In principle, the network described above can be placed in parallel with similar networks to increase the peak surge current which the protection device can handle.

It is also to be noted that the three connection arrangement indicated by the connection pins 22 in Fig. 5 lends itself to the addition of further varistors plus fuses, in the manner just described. Also, the indicator or indicators referred to above can be incorporated within the enclosure 18 (Fig. 5), visible from outside the enclosure.

Claims (20)

CLAIMS:

1. A metal oxide varistor constrained against the expulsion of material therefrom by being at least partially shielded by an electrically non-conductive, non-flammable absorbing material.

2. A metal oxide varistor as claimed in claim 1, in which the absorbing material is sand.

3. A metal oxide varistor as claimed in claim 2, in which the absorbing material is silver sand.

4. A metal oxide varistor as claimed in any preceding claim, in which the varistor is at least partially encapsulated, with the encapsulation being at least partially enclosed within the absorbing material.

5. A metal oxide varistor as claimed in any preceding claim, in which the encapsulation is of a rigid material.

6. A metal oxide varistor as claimed in claim 5, in which the encapsulating material is an epoxy resin.

7. A metal oxide varistor as claimed in any preceding claim, enclosed with the absorbing material in a housing to form a replaceable module.

8. A metal oxide varistor as claimed in claim 7, which has a fuse or other over-current protection device connected thereto and also enclosed by the absorbing material within the housing.

9. A metal oxide varistor as claimed in claim 7 or 8, which has an illuminable indicator device connected thereto.

10. A metal oxide varistor as claimed in claim 9, in which the indicator device is located within the housing.
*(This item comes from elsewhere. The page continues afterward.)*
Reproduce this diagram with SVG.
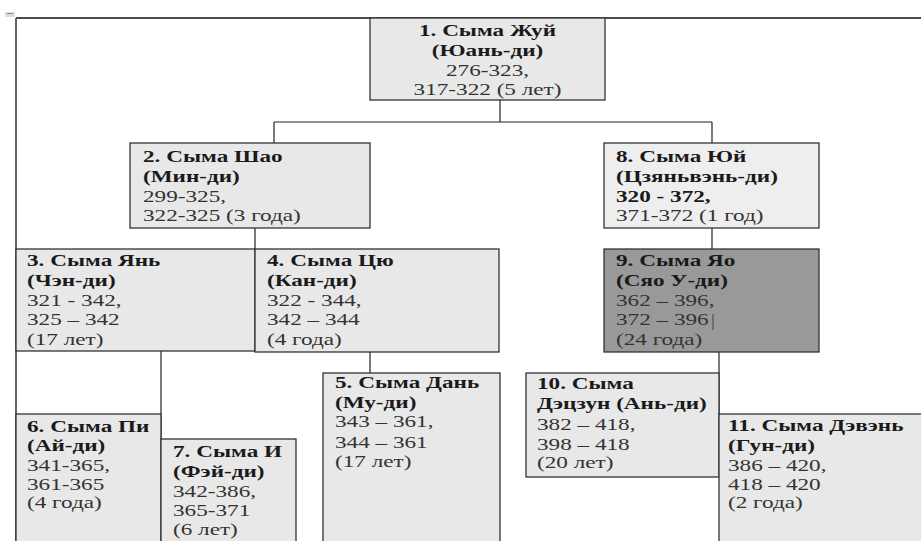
<svg xmlns="http://www.w3.org/2000/svg" width="921" height="541" viewBox="0 0 921 541">
<style>
.box{fill:#e8e8e8;stroke:#333;stroke-width:1.3}
.light{fill:#eeeeee}
.dark{fill:#999999}
.con{stroke:#222;stroke-width:1.2;fill:none}
.t{font-family:'Liberation Serif','DejaVu Serif',serif;font-size:16px;fill:#333}
.b{font-weight:bold;fill:#1a1a1a}
</style>
<rect width="921" height="541" fill="#ffffff"/>
<g id="frame">
<rect x="5" y="12" width="10" height="5" fill="#dddddd"/>
<line x1="7" y1="13.5" x2="13" y2="13.5" stroke="#888" stroke-width="1"/>
<line x1="16" y1="18" x2="921" y2="18" stroke="#111" stroke-width="1.5"/>
<line x1="16" y1="18" x2="16" y2="541" stroke="#555" stroke-width="1.8"/>
</g>
<g id="connectors">
<line class="con" x1="500" y1="100" x2="500" y2="122"/>
<line class="con" x1="274" y1="122" x2="712" y2="122"/>
<line class="con" x1="274" y1="122" x2="274" y2="143"/>
<line class="con" x1="712" y1="122" x2="712" y2="143"/>
<line class="con" x1="255" y1="228" x2="255" y2="249"/>
<line class="con" x1="712" y1="228" x2="712" y2="249"/>
<line class="con" x1="161" y1="351" x2="161" y2="439"/>
<line class="con" x1="370" y1="352" x2="370" y2="373"/>
<line class="con" x1="719" y1="352" x2="719" y2="414"/>
</g>
<g id="n1">
<rect class="box" x="370" y="18" width="235" height="82"/>
<text class="t" font-family="Liberation Serif" transform="translate(487.5,0) scale(1.45,1)" text-anchor="middle"><tspan class="b" x="0" y="36">1. Сыма Жуй</tspan><tspan class="b" x="0" y="56">(Юань-ди)</tspan><tspan x="0" y="76">276-323,</tspan><tspan x="0" y="95">317-322 (5 лет)</tspan></text>
</g>
<g id="n2">
<rect class="box" x="130" y="143" width="240" height="85"/>
<text class="t" font-family="Liberation Serif" transform="translate(143,0) scale(1.45,1)"><tspan class="b" x="0" y="162">2. Сыма Шао</tspan><tspan class="b" x="0" y="182">(Мин-ди)</tspan><tspan x="0" y="202">299-325,</tspan><tspan x="0" y="221">322-325 (3 года)</tspan></text>
</g>
<g id="n8">
<rect class="box light" x="604" y="143" width="215" height="85"/>
<text class="t" font-family="Liberation Serif" transform="translate(616,0) scale(1.45,1)"><tspan class="b" x="0" y="162">8. Сыма Юй</tspan><tspan class="b" x="0" y="182">(Цзяньвэнь-ди)</tspan><tspan class="b" x="0" y="202">320 - 372,</tspan><tspan x="0" y="221">371-372 (1 год)</tspan></text>
</g>
<g id="n3">
<rect class="box" x="16" y="249" width="239" height="102"/>
<text class="t" font-family="Liberation Serif" transform="translate(27,0) scale(1.45,1)"><tspan class="b" x="0" y="266">3. Сыма Янь</tspan><tspan class="b" x="0" y="286">(Чэн-ди)</tspan><tspan x="0" y="306">321 - 342,</tspan><tspan x="0" y="325">325 – 342</tspan><tspan x="0" y="345">(17 лет)</tspan></text>
</g>
<g id="n4">
<rect class="box" x="255" y="249" width="244" height="103"/>
<text class="t" font-family="Liberation Serif" transform="translate(267,0) scale(1.45,1)"><tspan class="b" x="0" y="266">4. Сыма Цю</tspan><tspan class="b" x="0" y="286">(Кан-ди)</tspan><tspan x="0" y="306">322 - 344,</tspan><tspan x="0" y="325">342 – 344</tspan><tspan x="0" y="345">(4 года)</tspan></text>
</g>
<g id="n9">
<rect class="box dark" x="604" y="249" width="215" height="103"/>
<text class="t" font-family="Liberation Serif" transform="translate(616,0) scale(1.45,1)"><tspan class="b" x="0" y="266">9. Сыма Яо</tspan><tspan class="b" x="0" y="286">(Сяо У-ди)</tspan><tspan x="0" y="306">362 – 396,</tspan><tspan x="0" y="325">372 – 396</tspan><tspan x="0" y="345">(24 года)</tspan></text>
<line x1="713" y1="314" x2="713" y2="330" stroke="#444" stroke-width="1"/>
</g>
<g id="n5">
<rect class="box" x="323" y="373" width="177" height="180"/>
<text class="t" font-family="Liberation Serif" transform="translate(335,0) scale(1.45,1)"><tspan class="b" x="0" y="388">5. Сыма Дань</tspan><tspan class="b" x="0" y="408">(Му-ди)</tspan><tspan x="0" y="427">343 – 361,</tspan><tspan x="0" y="448">344 – 361</tspan><tspan x="0" y="467">(17 лет)</tspan></text>
</g>
<g id="n10">
<rect class="box" x="526" y="373" width="193" height="104"/>
<text class="t" font-family="Liberation Serif" transform="translate(537,0) scale(1.45,1)"><tspan class="b" x="0" y="389">10. Сыма</tspan><tspan class="b" x="0" y="409">Дэцзун (Ань-ди)</tspan><tspan x="0" y="430">382 – 418,</tspan><tspan x="0" y="450">398 – 418</tspan><tspan x="0" y="468">(20 лет)</tspan></text>
</g>
<g id="n6">
<rect class="box" x="16" y="414" width="145" height="140"/>
<text class="t" font-family="Liberation Serif" transform="translate(27,0) scale(1.45,1)"><tspan class="b" x="0" y="432">6. Сыма Пи</tspan><tspan class="b" x="0" y="451">(Ай-ди)</tspan><tspan x="0" y="471">341-365,</tspan><tspan x="0" y="490">361-365</tspan><tspan x="0" y="508">(4 года)</tspan></text>
</g>
<g id="n7">
<rect class="box" x="161" y="439" width="135" height="120"/>
<text class="t" font-family="Liberation Serif" transform="translate(173,0) scale(1.45,1)"><tspan class="b" x="0" y="457">7. Сыма И</tspan><tspan class="b" x="0" y="477">(Фэй-ди)</tspan><tspan x="0" y="497">342-386,</tspan><tspan x="0" y="516">365-371</tspan><tspan x="0" y="535">(6 лет)</tspan></text>
</g>
<g id="n11">
<rect class="box" x="719" y="414" width="220" height="140"/>
<text class="t" font-family="Liberation Serif" transform="translate(728,0) scale(1.45,1)"><tspan class="b" x="0" y="431">11. Сыма Дэвэнь</tspan><tspan class="b" x="0" y="451">(Гун-ди)</tspan><tspan x="0" y="471">386 – 420,</tspan><tspan x="0" y="490">418 – 420</tspan><tspan x="0" y="508">(2 года)</tspan></text>
</g>
</svg>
11. A metal oxide varistor as claimed in any of claims 7 to 10, having three connector pins for connection to an additional protection network comprising at least one varistor and fuse.

12. A protection circuit for an electrical supply, comprising a first varistor and a first fuse or other overcurrent protection device connected thereto, and an additional protection network comprising a second varistor and a second fuse or other over-current protection device, the additional network being so connected to the first varistor that the additional protection network exerts a protective function if the first varistor fails.

13. A protective circuit as claimed in claim 12, in which the first varistor is connected in series with the first fuse or other over-current protection device, and the additional protection network is connected in parallel with said first fuse or other over-current protection device.

14. A protection circuit as claimed in claim 12 or 13, in which the second varistor has a higher limiting voltage than the first varistor.

15. A protection circuit as claimed in claim 12,13 or 14, in which a sequence of additional protection networks are connected in turn across the fuse or other over-current protection device of a succession of such additional protection networks.

16. A protection circuit as claimed in claim 15, in which progressively higher limiting voltage varistors are provided in the sequence of additional protection networks.

17. A protection circuit as claimed in any of claims 12 to 16, which includes indicator means to indicate failure of a varistor.

18. A protection circuit as claimed in claim 17 when dependent on claim 16, in which the status of the indicator means is arranged to gauge the magnitude of the over-voltage which caused failure of the varistor.

19. A metal oxide varistor substantially as hereinbefore described with reference to the accompanying drawings.

20. A protection circuit for an electrical supply, substantially as hereinbefore described with reference to the accompanying drawings.